In Japan, between bamboo and sky

Tanabata Matsuri is one of the 5 Japanese gosekku 五節句, the most important national holidays of the year. Celebrated on the seventh day of the seventh month (although some celebrations take place in August), it originates in an ancient Chinese legend.

Bamboo is its symbol: among the various decorations, tanzaku, strips of paper bearing poems or prayers, are hung on the branches. Originally born (albeit among different theories) as a propitiatory rite for a good sowing and a good harvest, today Tanabata welcomes the most diverse desires and celebrates the moment in which the stars Altair and Vega are particularly close.

The legend

The ancient story tells of the beautiful, but lonely and sad, Princess Orihime (Vega), daughter of the emperor of heaven Tentei, and a weaver of clothes for all the gods.
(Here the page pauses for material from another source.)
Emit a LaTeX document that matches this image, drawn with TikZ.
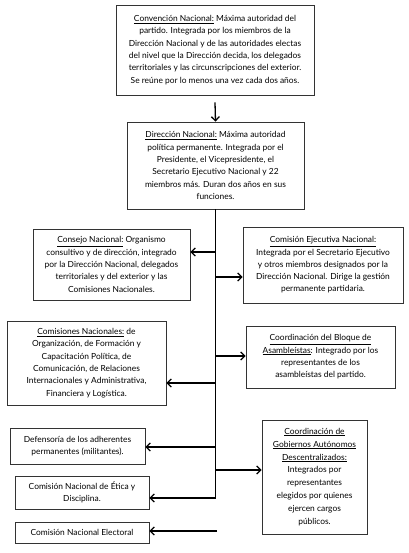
\documentclass[tikz,border=0pt]{standalone}
\usepackage{fontspec}
\setmainfont{Lato}
\usetikzlibrary{arrows.meta}
\tikzset{
  box/.style={draw=black!80, line width=0.8pt, fill=white, inner sep=0pt, align=center,
    font=\fontsize{8.4}{12.3}\selectfont},
  arr/.style={line width=1.3pt, -{Straight Barb[length=4pt,width=8pt,line width=1.3pt]}},
  trunk/.style={line width=1.3pt}
}
\begin{document}
\begin{tikzpicture}[x=1pt,y=-1pt]
\useasboundingbox (0,0) rectangle (408,553);
\node[box, minimum width=198pt, minimum height=90pt] (conv) at (215,50)
 {\underline{Convención Nacional:} Máxima autoridad del\\
  partido. Integrada por los miembros de la\\
  Dirección Nacional y de las autoridades electas\\
  del nivel que la Dirección decida, los delegados\\
  territoriales y las circunscripciones del exterior.\\
  Se reúne por lo menos una vez cada dos años.};
\node[box, minimum width=177pt, minimum height=87pt] (dir) at (215.5,165.5)
 {\underline{Dirección Nacional:} Máxima autoridad\\
  política permanente. Integrada por el\\
  Presidente, el Vicepresidente, el\\
  Secretario Ejecutivo Nacional y 22\\
  miembros más. Duran dos años en sus\\
  funciones.};
\node[box, minimum width=157pt, minimum height=71pt] (cons) at (111.5,264.5)
 {\underline{Consejo Nacional:} Organismo\\
  consultivo y de dirección, integrado\\
  por la Dirección Nacional, delegados\\
  territoriales y del exterior y las\\
  Comisiones Nacionales.};
\node[box, minimum width=160pt, minimum height=76pt] (ejec) at (323,265)
 {\underline{Comisión Ejecutiva Nacional:}\\
  Integrada por el Secretario Ejecutivo\\
  y otros miembros designados por la\\
  Dirección Nacional. Dirige la gestión\\
  permanente partidaria.};
\node[box, minimum width=159pt, minimum height=84pt] (comis) at (86.5,363)
 {\underline{Comisiones Nacionales:} de\\
  Organización, de Formación y\\
  Capacitación Política, de\\
  Comunicación, de Relaciones\\
  Internacionales y Administrativa,\\
  Financiera y Logística.};
\node[box, minimum width=149pt, minimum height=62pt] (bloq) at (320.5,357)
 {\underline{Coordinación del Bloque de}\\
  \underline{Asambleístas}: Integrado por los\\
  representantes de los\\
  asambleístas del partido.};
\node[box, minimum width=135pt, minimum height=36pt] (def) at (77.5,446)
 {Defensoría de los adherentes\\ permanentes (militantes).};
\node[box, minimum width=134pt, minimum height=33pt] (etica) at (82,492.5)
 {Comisión Nacional de Ética y\\ Disciplina.};
\node[box, minimum width=134pt, minimum height=21pt] (elec) at (82,532.5)
 {Comisión Nacional Electoral};
\node[box, minimum width=105pt, minimum height=114pt, font=\fontsize{8.4}{12.9}\selectfont] (gob) at (314.5,477)
 {\underline{Coordinación de}\\
  \underline{Gobiernos Autónomos}\\
  \underline{Descentralizados:}\\
  Integrados por\\
  representantes\\
  elegidos por quienes\\
  ejercen cargos\\
  públicos.};
% connectors
\draw[arr] ([yshift=-7pt]conv.south) -- (dir.north);
\coordinate (tend) at (dir.south |- 0,498);
\draw[trunk] (dir.south) -- (tend);
\draw[arr] (dir.south |- 0,252) -- (cons.east |- 0,252);
\draw[arr] (dir.south |- 0,277) -- (ejec.west |- 0,277);
\draw[arr] (dir.south |- 0,356) -- (bloq.west |- 0,356);
\draw[arr] (dir.south |- 0,383) -- (comis.east |- 0,383);
\draw[arr] (dir.south |- 0,447) -- (def.east |- 0,447);
\draw[arr] (dir.south |- 0,470) -- (gob.west |- 0,470);
\draw[arr] (tend) -- (etica.east |- tend);
\coordinate (estart) at (217,531);
\draw[arr] (estart) -- (elec.east |- estart);
\end{tikzpicture}
\end{document}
Finally happy because of her love for Hikoboshi (Altair), herdsman of sacred oxen, Orihime forgets all her duties, however, as happens to her husband.

Tentei is angry and punishes Orihime and Hikoboshi, separating them on either side of the Celestial River, the Milky Way, and forcing them to return to their duties.

The princess is desperate. She cries for being away from her husband, moving her father who thus agrees to the two young people to meet at least once a year, on the seventh day of the seventh month.